• _Exercise requirements_
Write out exactly the lines below that run from the one containing "Convert this chart" through the one containing "import pandas as pd", both included, with no other lines.

• _Data extract_
········
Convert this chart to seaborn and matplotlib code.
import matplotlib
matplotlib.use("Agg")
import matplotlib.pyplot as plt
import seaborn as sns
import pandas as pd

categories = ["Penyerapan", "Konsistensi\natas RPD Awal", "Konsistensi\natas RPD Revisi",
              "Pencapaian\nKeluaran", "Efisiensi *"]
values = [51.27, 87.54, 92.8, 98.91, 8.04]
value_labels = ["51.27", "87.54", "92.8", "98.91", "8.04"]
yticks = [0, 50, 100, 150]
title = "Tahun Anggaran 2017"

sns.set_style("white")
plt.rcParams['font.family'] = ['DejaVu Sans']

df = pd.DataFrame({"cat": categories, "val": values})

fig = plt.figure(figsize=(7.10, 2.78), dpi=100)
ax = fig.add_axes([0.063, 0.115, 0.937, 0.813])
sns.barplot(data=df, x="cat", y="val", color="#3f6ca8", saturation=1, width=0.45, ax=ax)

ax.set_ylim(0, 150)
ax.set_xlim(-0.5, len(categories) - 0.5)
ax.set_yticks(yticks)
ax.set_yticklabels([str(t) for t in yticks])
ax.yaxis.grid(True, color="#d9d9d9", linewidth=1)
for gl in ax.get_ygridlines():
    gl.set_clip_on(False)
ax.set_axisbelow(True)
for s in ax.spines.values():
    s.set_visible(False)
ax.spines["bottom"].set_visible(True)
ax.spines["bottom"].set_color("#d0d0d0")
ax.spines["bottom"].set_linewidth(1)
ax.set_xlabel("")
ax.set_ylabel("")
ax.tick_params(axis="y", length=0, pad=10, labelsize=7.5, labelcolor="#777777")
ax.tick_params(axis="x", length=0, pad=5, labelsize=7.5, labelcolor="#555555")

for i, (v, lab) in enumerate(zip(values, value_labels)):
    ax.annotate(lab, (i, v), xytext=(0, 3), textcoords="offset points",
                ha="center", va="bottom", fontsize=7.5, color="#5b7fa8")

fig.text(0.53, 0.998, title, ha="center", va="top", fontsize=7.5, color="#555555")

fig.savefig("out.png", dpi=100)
········
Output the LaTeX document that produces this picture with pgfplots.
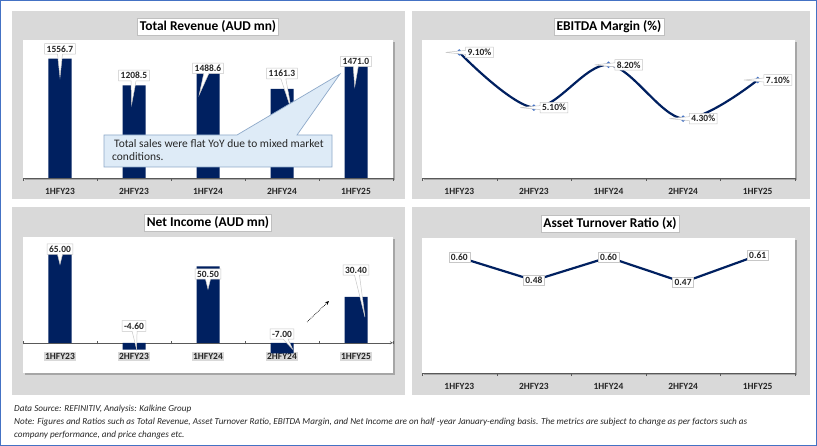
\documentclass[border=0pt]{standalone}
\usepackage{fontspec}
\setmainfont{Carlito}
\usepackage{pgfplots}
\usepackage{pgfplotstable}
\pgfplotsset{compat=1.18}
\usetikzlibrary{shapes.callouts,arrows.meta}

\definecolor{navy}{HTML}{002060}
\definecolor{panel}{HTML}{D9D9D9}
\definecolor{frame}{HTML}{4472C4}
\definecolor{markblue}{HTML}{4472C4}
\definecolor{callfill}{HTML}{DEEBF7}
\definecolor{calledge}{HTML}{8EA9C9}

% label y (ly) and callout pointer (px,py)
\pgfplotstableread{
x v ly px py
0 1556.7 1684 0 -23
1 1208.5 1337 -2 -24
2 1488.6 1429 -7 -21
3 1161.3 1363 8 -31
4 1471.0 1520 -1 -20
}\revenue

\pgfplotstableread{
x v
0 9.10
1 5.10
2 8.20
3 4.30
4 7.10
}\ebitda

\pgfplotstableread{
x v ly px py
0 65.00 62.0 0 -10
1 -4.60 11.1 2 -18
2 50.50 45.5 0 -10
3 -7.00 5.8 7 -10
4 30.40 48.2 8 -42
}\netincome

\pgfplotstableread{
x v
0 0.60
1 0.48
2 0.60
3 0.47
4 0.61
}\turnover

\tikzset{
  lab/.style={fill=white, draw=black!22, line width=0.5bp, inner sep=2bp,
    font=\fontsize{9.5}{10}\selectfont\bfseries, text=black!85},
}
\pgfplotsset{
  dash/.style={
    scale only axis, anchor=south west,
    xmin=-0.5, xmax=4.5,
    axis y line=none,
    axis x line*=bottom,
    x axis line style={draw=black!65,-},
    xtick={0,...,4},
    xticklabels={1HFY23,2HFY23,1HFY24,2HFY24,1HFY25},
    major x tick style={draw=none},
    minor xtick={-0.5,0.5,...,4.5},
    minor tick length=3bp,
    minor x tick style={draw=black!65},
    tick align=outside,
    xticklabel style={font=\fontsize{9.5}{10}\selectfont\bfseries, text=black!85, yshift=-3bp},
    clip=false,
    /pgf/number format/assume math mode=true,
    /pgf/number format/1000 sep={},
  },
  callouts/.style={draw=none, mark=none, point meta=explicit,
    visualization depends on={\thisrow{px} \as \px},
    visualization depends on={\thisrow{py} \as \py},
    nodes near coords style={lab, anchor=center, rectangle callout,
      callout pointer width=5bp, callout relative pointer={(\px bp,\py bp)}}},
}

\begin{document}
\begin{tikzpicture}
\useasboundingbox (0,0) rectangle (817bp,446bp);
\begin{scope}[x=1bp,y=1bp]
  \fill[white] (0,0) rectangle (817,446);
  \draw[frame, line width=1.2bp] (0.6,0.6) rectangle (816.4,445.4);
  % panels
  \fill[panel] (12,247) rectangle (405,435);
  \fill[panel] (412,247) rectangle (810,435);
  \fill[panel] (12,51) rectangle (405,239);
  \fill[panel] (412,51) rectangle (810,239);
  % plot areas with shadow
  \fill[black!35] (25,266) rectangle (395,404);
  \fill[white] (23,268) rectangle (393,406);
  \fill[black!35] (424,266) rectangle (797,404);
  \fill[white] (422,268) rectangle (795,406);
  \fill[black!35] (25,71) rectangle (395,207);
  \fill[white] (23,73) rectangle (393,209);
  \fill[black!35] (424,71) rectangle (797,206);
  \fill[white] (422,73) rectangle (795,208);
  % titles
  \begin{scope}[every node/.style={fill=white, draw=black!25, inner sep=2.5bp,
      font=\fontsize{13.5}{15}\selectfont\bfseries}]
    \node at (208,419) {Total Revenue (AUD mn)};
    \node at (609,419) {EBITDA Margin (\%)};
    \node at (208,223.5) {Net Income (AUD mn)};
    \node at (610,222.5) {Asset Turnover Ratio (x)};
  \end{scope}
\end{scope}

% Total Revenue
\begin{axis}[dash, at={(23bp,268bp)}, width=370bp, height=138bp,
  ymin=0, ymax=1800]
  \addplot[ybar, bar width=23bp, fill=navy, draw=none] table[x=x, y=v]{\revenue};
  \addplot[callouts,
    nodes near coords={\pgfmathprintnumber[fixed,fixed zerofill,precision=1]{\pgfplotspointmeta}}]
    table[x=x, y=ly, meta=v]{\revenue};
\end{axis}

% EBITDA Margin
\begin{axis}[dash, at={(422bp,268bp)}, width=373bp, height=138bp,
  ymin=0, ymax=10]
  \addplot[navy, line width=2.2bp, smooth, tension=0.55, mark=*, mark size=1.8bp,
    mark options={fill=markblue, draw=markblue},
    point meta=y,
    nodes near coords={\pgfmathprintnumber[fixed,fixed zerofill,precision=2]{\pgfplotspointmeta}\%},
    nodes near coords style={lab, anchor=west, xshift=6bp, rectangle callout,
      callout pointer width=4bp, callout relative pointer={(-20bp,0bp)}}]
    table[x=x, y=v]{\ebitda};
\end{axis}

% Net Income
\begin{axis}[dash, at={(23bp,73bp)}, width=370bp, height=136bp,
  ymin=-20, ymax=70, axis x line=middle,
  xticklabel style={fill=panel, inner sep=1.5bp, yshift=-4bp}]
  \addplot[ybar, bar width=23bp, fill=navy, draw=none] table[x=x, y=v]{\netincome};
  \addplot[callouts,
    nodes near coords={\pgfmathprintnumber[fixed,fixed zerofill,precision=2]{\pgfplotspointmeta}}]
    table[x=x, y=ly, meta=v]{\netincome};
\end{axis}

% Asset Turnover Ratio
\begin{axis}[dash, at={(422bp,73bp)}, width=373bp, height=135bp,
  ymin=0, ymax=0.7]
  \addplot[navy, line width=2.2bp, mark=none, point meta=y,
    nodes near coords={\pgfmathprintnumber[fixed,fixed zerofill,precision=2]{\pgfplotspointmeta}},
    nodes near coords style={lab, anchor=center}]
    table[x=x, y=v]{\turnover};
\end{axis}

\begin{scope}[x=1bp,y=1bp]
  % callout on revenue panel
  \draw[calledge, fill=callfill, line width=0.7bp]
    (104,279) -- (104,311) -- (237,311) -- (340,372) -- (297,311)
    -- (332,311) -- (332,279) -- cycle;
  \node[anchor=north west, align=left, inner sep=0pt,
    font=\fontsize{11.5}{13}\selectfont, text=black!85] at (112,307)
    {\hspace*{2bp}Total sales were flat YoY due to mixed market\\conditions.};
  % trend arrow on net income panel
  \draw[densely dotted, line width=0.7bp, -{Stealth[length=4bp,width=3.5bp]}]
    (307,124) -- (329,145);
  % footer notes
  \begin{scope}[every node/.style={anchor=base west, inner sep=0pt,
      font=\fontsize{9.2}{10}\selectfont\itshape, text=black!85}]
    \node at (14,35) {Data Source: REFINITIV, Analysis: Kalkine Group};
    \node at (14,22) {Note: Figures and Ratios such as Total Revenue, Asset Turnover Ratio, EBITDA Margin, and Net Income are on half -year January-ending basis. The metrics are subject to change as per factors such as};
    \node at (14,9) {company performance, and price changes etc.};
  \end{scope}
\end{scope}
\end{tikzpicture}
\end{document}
········
• _Full response_
Convert this chart to seaborn and matplotlib code.
import matplotlib
matplotlib.use("Agg")
import matplotlib.pyplot as plt
import seaborn as sns
import pandas as pd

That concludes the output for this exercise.